Another big difference here is that we have publically-funded religious schools. We have a catholic school system, and when we fill out our tax forms we choose whether we want our school funding to go to the secular or catholic school system.
I think that probably takes a lot of pressure off the public school system by religious types.
Following up on Muffin’s point: while the Lt Gov’s duties are almost entirely ceremonial or exercised on the advice of the Premier, there are still the reserve powers: the power to choose the Premier being the most important, and more generally, to ensure that there is a government in office.
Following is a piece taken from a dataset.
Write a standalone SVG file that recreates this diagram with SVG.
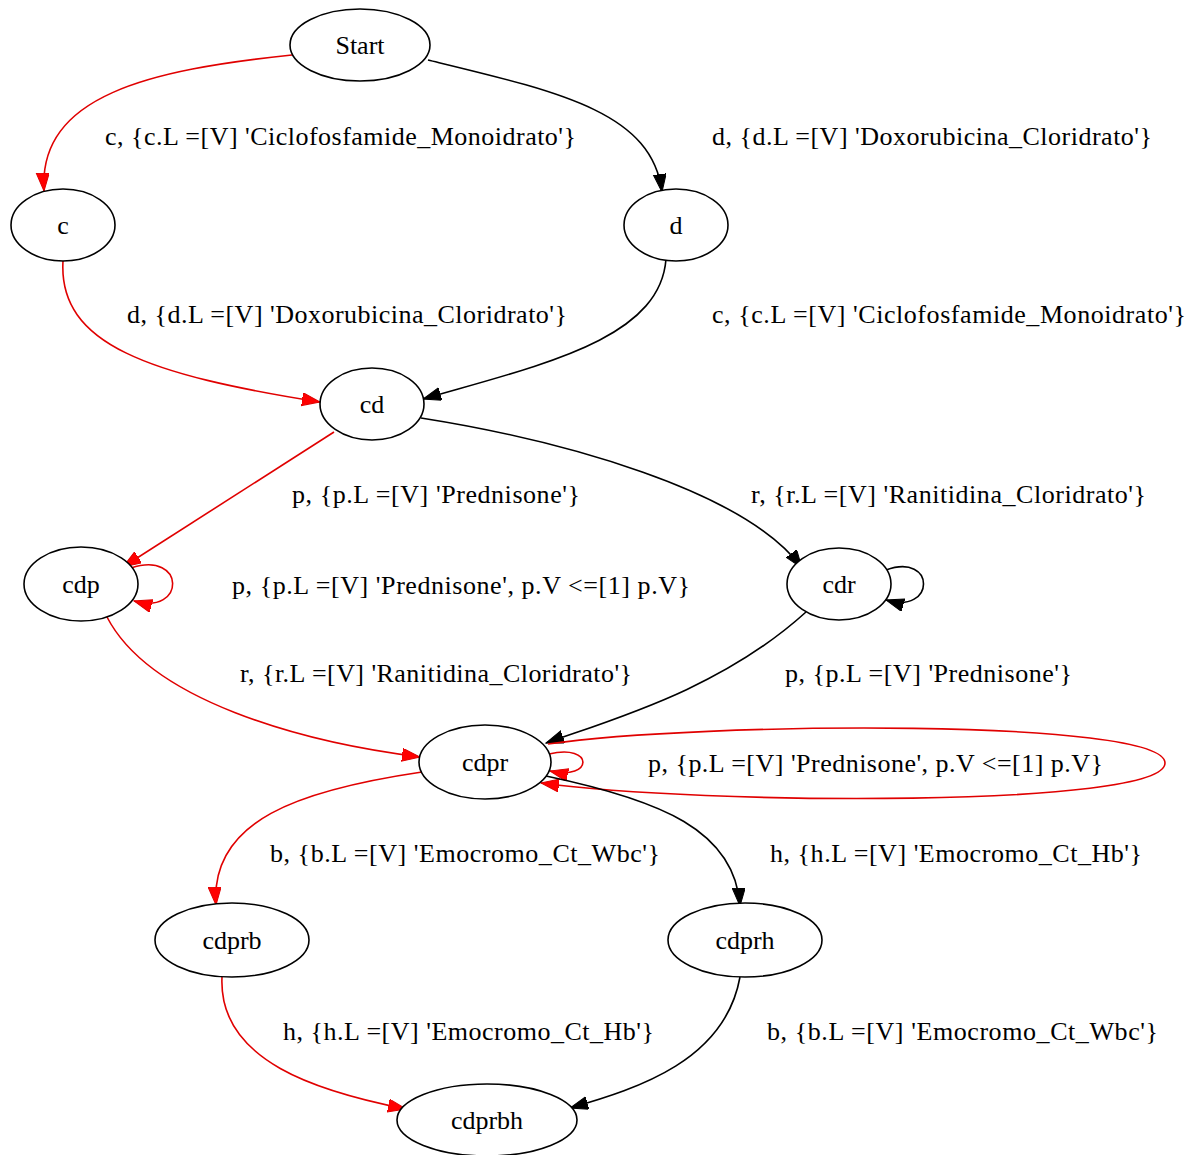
<svg xmlns="http://www.w3.org/2000/svg" width="1195" height="1155" viewBox="0 0 1195 1155">
  <style>
    .node ellipse { fill: #fff; stroke: #000; stroke-width: 1.6; }
    text { font-family: "Liberation Serif", "Times New Roman", serif; font-size: 26px; fill: #000; }
    .node text { text-anchor: middle; }
    .edge { fill: none; stroke-width: 1.6; }
    .red { stroke: #e00000; marker-end: url(#arrowRed); }
    .blk { stroke: #000; marker-end: url(#arrowBlk); }
  </style>
  <defs>
    <marker id="arrowRed" markerUnits="userSpaceOnUse" markerWidth="20" markerHeight="14" refX="18" refY="6.5" orient="auto">
      <path d="M0,0 L18,6.5 L0,13 z" fill="#ff0000" stroke="#e00000" stroke-width="1"/>
    </marker>
    <marker id="arrowBlk" markerUnits="userSpaceOnUse" markerWidth="20" markerHeight="14" refX="18" refY="6.5" orient="auto">
      <path d="M0,0 L18,6.5 L0,13 z" fill="#000" stroke="#000" stroke-width="1"/>
    </marker>
  </defs>
  <rect width="1195" height="1155" fill="#fff"/>

  <!-- connectors -->
  <g id="edges">
    <path class="edge red" d="M292,55 C150,70 38,95 44,191"/>
    <path class="edge blk" d="M428,60 C560,92 652,112 662,192"/>
    <path class="edge red" d="M63,261 C58,345 150,375 320,402"/>
    <path class="edge blk" d="M666,259 C660,340 540,365 423,399"/>
    <path class="edge red" d="M334,432 L123,567"/>
    <path class="edge blk" d="M421,418 C560,440 745,490 802,568"/>
    <path class="edge red" d="M131,568 C186,550 186,616 134,601"/>
    <path class="edge blk" d="M886,570 C936,552 936,615 886,600"/>
    <path class="edge red" d="M107,617 C150,700 300,742 420,757"/>
    <path class="edge blk" d="M806,612 C720,690 610,720 546,743"/>
    <path class="edge red" d="M549,754 C594,743 594,781 550,771"/>
    <path class="edge red" d="M548,744 C700,722 1165,718 1165,763 C1165,808 700,805 541,783"/>
    <path class="edge red" d="M422,772 C300,790 210,820 216,905"/>
    <path class="edge blk" d="M546,776 C660,800 735,830 740,906"/>
    <path class="edge red" d="M222,977 C218,1062 320,1092 406,1109"/>
    <path class="edge blk" d="M740,977 C725,1060 640,1088 570,1108"/>
  </g>

  <!-- edge labels -->
  <g id="labels">
    <text x="105" y="145" textLength="471">c, {c.L =[V] 'Ciclofosfamide_Monoidrato'}</text>
    <text x="712" y="145" textLength="440">d, {d.L =[V] 'Doxorubicina_Cloridrato'}</text>
    <text x="127" y="323" textLength="440">d, {d.L =[V] 'Doxorubicina_Cloridrato'}</text>
    <text x="712" y="323" textLength="474">c, {c.L =[V] 'Ciclofosfamide_Monoidrato'}</text>
    <text x="292" y="503" textLength="288">p, {p.L =[V] 'Prednisone'}</text>
    <text x="751" y="503" textLength="395">r, {r.L =[V] 'Ranitidina_Cloridrato'}</text>
    <text x="232" y="594" textLength="458">p, {p.L =[V] 'Prednisone', p.V &lt;=[1] p.V}</text>
    <text x="240" y="682" textLength="392">r, {r.L =[V] 'Ranitidina_Cloridrato'}</text>
    <text x="785" y="682" textLength="287">p, {p.L =[V] 'Prednisone'}</text>
    <text x="648" y="772" textLength="455">p, {p.L =[V] 'Prednisone', p.V &lt;=[1] p.V}</text>
    <text x="270" y="862" textLength="390">b, {b.L =[V] 'Emocromo_Ct_Wbc'}</text>
    <text x="770" y="862" textLength="372">h, {h.L =[V] 'Emocromo_Ct_Hb'}</text>
    <text x="283" y="1040" textLength="371">h, {h.L =[V] 'Emocromo_Ct_Hb'}</text>
    <text x="767" y="1040" textLength="391">b, {b.L =[V] 'Emocromo_Ct_Wbc'}</text>
  </g>

  <!-- nodes -->
  <g id="node-Start" class="node"><ellipse cx="360" cy="45" rx="70" ry="36"/><text x="360" y="54">Start</text></g>
  <g id="node-c" class="node"><ellipse cx="63" cy="225" rx="52" ry="36"/><text x="63" y="234">c</text></g>
  <g id="node-d" class="node"><ellipse cx="676" cy="225" rx="52" ry="36"/><text x="676" y="234">d</text></g>
  <g id="node-cd" class="node"><ellipse cx="372" cy="404" rx="52" ry="36"/><text x="372" y="413">cd</text></g>
  <g id="node-cdp" class="node"><ellipse cx="81" cy="584" rx="57" ry="37"/><text x="81" y="593">cdp</text></g>
  <g id="node-cdr" class="node"><ellipse cx="839" cy="584" rx="52" ry="36"/><text x="839" y="593">cdr</text></g>
  <g id="node-cdpr" class="node"><ellipse cx="485" cy="762" rx="66" ry="37"/><text x="485" y="771">cdpr</text></g>
  <g id="node-cdprb" class="node"><ellipse cx="232" cy="940" rx="77" ry="37"/><text x="232" y="949">cdprb</text></g>
  <g id="node-cdprh" class="node"><ellipse cx="745" cy="940" rx="77" ry="37"/><text x="745" y="949">cdprh</text></g>
  <g id="node-cdprbh" class="node"><ellipse cx="487" cy="1120" rx="90" ry="36"/><text x="487" y="1129">cdprbh</text></g>
</svg>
Normally, of course, the choice of the Premier is dictated by the election results (when a majority is returned after an election), or failing that, by the political decisions of the Assembly (in a minority situation). But the reserve powers are there, and are the ultimate check on the Premier - they’re rarely used, but they’re there, as Prime Minister Whitlam found out in Australia several years ago. You can’t just hand those powers over to the Premier - how would he ever use them to his own detriment?